I went into this one with some trepidation. The title and the critical reviews I'd read conjured up this beautiful story about love lost and found, and I was dying for a good paranormal teen romance with characters I could actually like. Some reader reviews were more skeptical; a few of the more negative of them were critical of the writing (too flowery) and Sam and Grace's relationship (too close to bestiality). (That's the first and last time I'll probably type that one.) Eager to find out for myself, I trooped out to the bookstore in town and bought myself a copy.
I'm very pleased to say that I agree wholeheartedly with the critical reviews, and while I can see the problems some people had with the story, I'm just happy to see a healthy relationship in a genre where the relationships are almost always dysfunctional. Both Grace and Sam consider themselves to be "obsessed" with each other, but (a) they're teenagers, and (b) to me, their obsession never gave off the creepy vibe I got from Twilight or even slightly from The Vampire Diaries (since there, Elena's pretty much obsessed with claiming Stefan like he's property). I also never felt the bestiality argument was valid, either. The only reason Grace becomes obsessed with her wolf (Sam, unknowingly) is because he saved her life, and because--and this is my interpretation here, so it might not be valid--he was the one who was there to save her when no one else, most especially her parents, ever was. He protected her and kept her safe, and a major plot point hinges on the fact that her neglectful parents never did. Thus, Sam and Grace's obsession really came from each of them wanting to protect the other, and that never seemed unhealthy to me.
All that said, the writing, especially in Sam's sections, is really gorgeous sometimes. Stiefvater is a poet, from what I understand, and it shows. While Sam's lyrics could sometimes get cheesy, some of the sentences in his prose sections were really lyrical and pretty all on their own. Similarly, Grace's prose reflects her no-frills personality. The book shifts between their viewpoints, and I never had trouble telling who was who.

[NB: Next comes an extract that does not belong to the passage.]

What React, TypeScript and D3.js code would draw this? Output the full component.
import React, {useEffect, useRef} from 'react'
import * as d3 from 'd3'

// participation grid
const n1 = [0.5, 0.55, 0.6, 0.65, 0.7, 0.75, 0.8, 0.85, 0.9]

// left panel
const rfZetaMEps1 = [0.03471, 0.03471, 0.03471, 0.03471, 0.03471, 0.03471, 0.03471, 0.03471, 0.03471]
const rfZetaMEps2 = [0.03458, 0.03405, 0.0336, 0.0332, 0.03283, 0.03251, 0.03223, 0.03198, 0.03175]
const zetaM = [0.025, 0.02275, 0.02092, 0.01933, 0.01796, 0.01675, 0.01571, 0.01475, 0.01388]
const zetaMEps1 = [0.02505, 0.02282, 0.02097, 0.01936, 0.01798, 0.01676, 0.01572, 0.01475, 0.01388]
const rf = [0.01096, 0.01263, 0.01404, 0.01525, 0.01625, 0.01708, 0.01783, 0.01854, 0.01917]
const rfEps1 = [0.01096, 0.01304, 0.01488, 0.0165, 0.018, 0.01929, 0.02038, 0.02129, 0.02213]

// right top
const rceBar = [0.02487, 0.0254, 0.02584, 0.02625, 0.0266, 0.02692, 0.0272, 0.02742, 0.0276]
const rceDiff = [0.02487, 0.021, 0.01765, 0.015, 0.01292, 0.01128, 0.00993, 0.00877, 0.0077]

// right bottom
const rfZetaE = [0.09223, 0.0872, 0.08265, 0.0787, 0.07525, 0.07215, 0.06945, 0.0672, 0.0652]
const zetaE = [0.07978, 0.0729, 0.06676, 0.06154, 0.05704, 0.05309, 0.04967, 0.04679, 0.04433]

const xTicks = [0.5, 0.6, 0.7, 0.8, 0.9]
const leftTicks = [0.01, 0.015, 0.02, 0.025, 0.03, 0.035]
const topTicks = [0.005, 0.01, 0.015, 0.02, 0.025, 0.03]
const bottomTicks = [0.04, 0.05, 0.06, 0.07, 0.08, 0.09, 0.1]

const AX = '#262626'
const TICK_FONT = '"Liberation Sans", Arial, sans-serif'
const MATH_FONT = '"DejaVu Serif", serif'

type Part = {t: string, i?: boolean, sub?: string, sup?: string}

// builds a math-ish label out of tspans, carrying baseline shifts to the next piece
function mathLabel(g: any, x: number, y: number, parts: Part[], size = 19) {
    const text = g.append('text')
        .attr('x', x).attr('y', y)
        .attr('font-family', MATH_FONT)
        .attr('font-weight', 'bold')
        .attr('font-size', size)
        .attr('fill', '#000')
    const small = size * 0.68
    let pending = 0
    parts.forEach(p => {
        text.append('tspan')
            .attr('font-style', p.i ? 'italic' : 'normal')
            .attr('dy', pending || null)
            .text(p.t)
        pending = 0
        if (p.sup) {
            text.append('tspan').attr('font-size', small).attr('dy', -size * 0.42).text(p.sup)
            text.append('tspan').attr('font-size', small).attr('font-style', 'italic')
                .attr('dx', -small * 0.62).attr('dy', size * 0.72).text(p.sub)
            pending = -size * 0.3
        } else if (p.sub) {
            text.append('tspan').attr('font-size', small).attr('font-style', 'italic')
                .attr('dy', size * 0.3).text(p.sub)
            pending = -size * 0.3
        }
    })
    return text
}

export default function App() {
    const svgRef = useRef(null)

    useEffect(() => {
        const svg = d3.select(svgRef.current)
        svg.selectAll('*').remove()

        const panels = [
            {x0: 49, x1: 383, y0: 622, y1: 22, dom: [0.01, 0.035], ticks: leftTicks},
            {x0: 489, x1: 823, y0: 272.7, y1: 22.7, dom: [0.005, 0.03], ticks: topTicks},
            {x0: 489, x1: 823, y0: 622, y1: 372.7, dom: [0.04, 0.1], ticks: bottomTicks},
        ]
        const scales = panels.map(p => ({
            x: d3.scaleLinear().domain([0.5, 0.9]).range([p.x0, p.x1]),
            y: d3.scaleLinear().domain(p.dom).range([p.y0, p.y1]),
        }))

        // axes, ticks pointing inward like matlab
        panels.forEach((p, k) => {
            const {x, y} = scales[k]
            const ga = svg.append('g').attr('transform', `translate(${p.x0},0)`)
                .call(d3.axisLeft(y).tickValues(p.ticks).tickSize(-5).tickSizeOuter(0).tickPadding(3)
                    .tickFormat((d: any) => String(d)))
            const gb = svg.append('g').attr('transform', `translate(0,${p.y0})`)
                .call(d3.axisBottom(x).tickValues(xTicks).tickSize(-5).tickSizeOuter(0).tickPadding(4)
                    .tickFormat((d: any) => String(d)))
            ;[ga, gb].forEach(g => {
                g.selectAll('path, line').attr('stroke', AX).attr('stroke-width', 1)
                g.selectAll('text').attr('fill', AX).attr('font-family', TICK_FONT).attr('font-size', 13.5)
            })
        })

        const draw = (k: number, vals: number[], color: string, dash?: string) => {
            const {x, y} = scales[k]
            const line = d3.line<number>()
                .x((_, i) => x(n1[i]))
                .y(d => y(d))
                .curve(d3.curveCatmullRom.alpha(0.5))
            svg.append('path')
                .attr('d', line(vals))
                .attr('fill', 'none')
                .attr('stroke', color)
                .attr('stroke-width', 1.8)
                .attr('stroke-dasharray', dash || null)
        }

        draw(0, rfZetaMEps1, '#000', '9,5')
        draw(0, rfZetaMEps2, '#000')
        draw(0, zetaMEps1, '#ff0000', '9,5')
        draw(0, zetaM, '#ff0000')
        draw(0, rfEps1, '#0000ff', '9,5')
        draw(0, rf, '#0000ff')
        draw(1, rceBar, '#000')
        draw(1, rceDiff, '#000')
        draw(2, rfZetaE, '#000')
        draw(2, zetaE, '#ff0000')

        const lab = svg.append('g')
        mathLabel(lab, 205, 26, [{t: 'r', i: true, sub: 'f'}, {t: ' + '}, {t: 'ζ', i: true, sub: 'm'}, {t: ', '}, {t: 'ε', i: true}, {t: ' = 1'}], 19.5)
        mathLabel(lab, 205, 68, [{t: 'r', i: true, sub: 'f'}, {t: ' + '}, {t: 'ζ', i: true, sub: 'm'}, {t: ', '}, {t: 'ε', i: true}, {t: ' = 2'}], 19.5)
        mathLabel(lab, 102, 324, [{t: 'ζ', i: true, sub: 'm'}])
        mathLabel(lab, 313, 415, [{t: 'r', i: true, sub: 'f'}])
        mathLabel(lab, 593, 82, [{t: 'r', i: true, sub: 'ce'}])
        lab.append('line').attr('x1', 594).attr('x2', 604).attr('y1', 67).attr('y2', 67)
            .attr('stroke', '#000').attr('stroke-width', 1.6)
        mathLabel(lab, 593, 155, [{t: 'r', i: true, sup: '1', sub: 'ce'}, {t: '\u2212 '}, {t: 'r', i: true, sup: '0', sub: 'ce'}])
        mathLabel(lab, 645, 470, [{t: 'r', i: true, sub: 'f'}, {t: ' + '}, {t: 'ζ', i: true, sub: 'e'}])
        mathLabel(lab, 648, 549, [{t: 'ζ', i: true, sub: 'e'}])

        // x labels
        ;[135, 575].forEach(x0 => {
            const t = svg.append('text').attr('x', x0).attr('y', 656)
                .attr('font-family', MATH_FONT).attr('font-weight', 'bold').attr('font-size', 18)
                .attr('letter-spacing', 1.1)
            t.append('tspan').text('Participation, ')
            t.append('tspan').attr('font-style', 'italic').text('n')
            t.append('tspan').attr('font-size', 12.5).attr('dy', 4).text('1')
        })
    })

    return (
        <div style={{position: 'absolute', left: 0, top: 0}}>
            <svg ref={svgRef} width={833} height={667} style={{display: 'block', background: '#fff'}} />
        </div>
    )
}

Grace and Sam themselves were very interesting, as an opposites attract type of relationship that works. Grace is the practical child of an artist mother, and Sam opens her up to poetry and beauty. Sam comes from a horrific childhood, and Grace shows him what it's like to be loved and not left. There were some really touching scenes between the two of them and I was completely invested in their bond by the end. They're just two kids trying to have the best possible time together in an impossible situation.
One thing I did feel slightly overwhelmed by while reading was the seeming mess of subplots. The problems with the pack, Grace's recently-bitten classmate Jack, Grace's friend Olivia investigating the wolves, Shelby trying to keep Grace away from Sam--most of these tied together in the end, but it was a little confusing in the meantime to keep shuffling back and forth between subplots. All of the side characters had a purpose, but some things that happened to them still felt a bit unnecessary by the book's end.
Overall, this was a great book that proved wrong my feelings that the post-Twilight YA fantasy that's being published today is usually crappy. Shiver had characters I cared about, a plot that drew me in, and writing that had some truly wonderful moments. Recommended to young adult readers who might not have heard of it (probably ages 14 and up), or to adult readers who don't mind YA and want a paranormal read.